* begin Given information *

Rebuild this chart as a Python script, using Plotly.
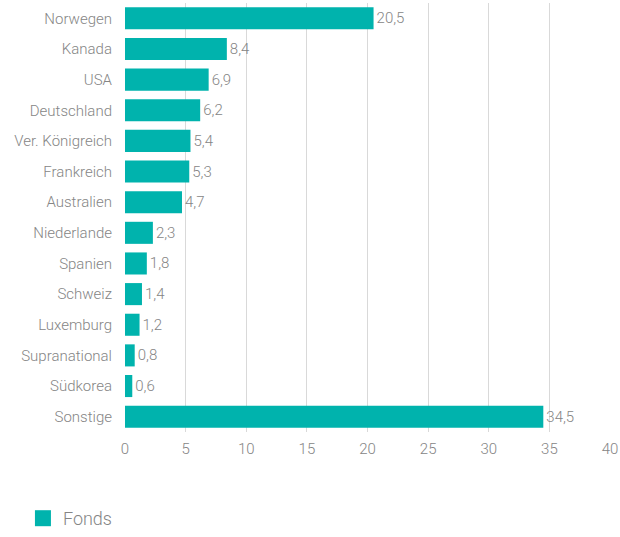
import plotly.graph_objects as go

countries = ["Norwegen", "Kanada", "USA", "Deutschland", "Ver. Königreich", "Frankreich",
             "Australien", "Niederlande", "Spanien", "Schweiz", "Luxemburg",
             "Supranational", "Südkorea", "Sonstige"]
fonds = [20.5, 8.4, 6.9, 6.2, 5.4, 5.3, 4.7, 2.3, 1.8, 1.4, 1.2, 0.8, 0.6, 34.5]
tick_vals = [0, 5, 10, 15, 20, 25, 30, 35, 40]

labels = [f"{v:.1f}".replace(".", ",") for v in fonds]
teal = "#00B3AD"
grey = "#858585"

fig = go.Figure()
fig.add_trace(go.Bar(
    y=countries, x=fonds, orientation="h", name="Fonds", showlegend=False,
    marker=dict(color=teal, line=dict(width=0)),
    text=labels, textposition="outside", cliponaxis=False,
    textfont=dict(color=grey, size=15, weight=300),
))
# legend entry with a larger square swatch
fig.add_trace(go.Scatter(
    x=[None], y=[None], mode="markers", name="Fonds",
    marker=dict(symbol="square", size=17, color=teal),
))

fig.update_layout(
    width=620, height=537,
    margin=dict(l=125, r=10, t=3, b=105),
    plot_bgcolor="white", paper_bgcolor="white",
    font=dict(family="Roboto, Arial, sans-serif", size=15, color=grey, weight=300),
    bargap=0.28,
    separators=",.",
    showlegend=True,
    legend=dict(orientation="h", xref="container", yref="paper",
                x=0.037, y=-0.232, xanchor="left", yanchor="middle",
                font=dict(size=18, color=grey, weight=300)),
    xaxis=dict(range=[0, 40], tickvals=tick_vals, showgrid=True,
               gridcolor="#d9d9d9", gridwidth=1, zeroline=False,
               showline=False, ticks="", ticklabelstandoff=6, automargin=False),
    yaxis=dict(autorange="reversed", showgrid=False, ticks="",
               showline=False, ticklabelstandoff=12, automargin=False),
)

fig.write_html("out.html", config={"displayModeBar": False},
               post_script="document.body.style.margin='0';document.body.style.overflow='hidden';")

* end Given information *

Pictures excluded, quote all the data above exactly.

■ **Complete answer**:
Rebuild this chart as a Python script, using Plotly.
import plotly.graph_objects as go

countries = ["Norwegen", "Kanada", "USA", "Deutschland", "Ver. Königreich", "Frankreich",
             "Australien", "Niederlande", "Spanien", "Schweiz", "Luxemburg",
             "Supranational", "Südkorea", "Sonstige"]
fonds = [20.5, 8.4, 6.9, 6.2, 5.4, 5.3, 4.7, 2.3, 1.8, 1.4, 1.2, 0.8, 0.6, 34.5]
tick_vals = [0, 5, 10, 15, 20, 25, 30, 35, 40]

labels = [f"{v:.1f}".replace(".", ",") for v in fonds]
teal = "#00B3AD"
grey = "#858585"

fig = go.Figure()
fig.add_trace(go.Bar(
    y=countries, x=fonds, orientation="h", name="Fonds", showlegend=False,
    marker=dict(color=teal, line=dict(width=0)),
    text=labels, textposition="outside", cliponaxis=False,
    textfont=dict(color=grey, size=15, weight=300),
))
# legend entry with a larger square swatch
fig.add_trace(go.Scatter(
    x=[None], y=[None], mode="markers", name="Fonds",
    marker=dict(symbol="square", size=17, color=teal),
))

fig.update_layout(
    width=620, height=537,
    margin=dict(l=125, r=10, t=3, b=105),
    plot_bgcolor="white", paper_bgcolor="white",
    font=dict(family="Roboto, Arial, sans-serif", size=15, color=grey, weight=300),
    bargap=0.28,
    separators=",.",
    showlegend=True,
    legend=dict(orientation="h", xref="container", yref="paper",
                x=0.037, y=-0.232, xanchor="left", yanchor="middle",
                font=dict(size=18, color=grey, weight=300)),
    xaxis=dict(range=[0, 40], tickvals=tick_vals, showgrid=True,
               gridcolor="#d9d9d9", gridwidth=1, zeroline=False,
               showline=False, ticks="", ticklabelstandoff=6, automargin=False),
    yaxis=dict(autorange="reversed", showgrid=False, ticks="",
               showline=False, ticklabelstandoff=12, automargin=False),
)

fig.write_html("out.html", config={"displayModeBar": False},
               post_script="document.body.style.margin='0';document.body.style.overflow='hidden';")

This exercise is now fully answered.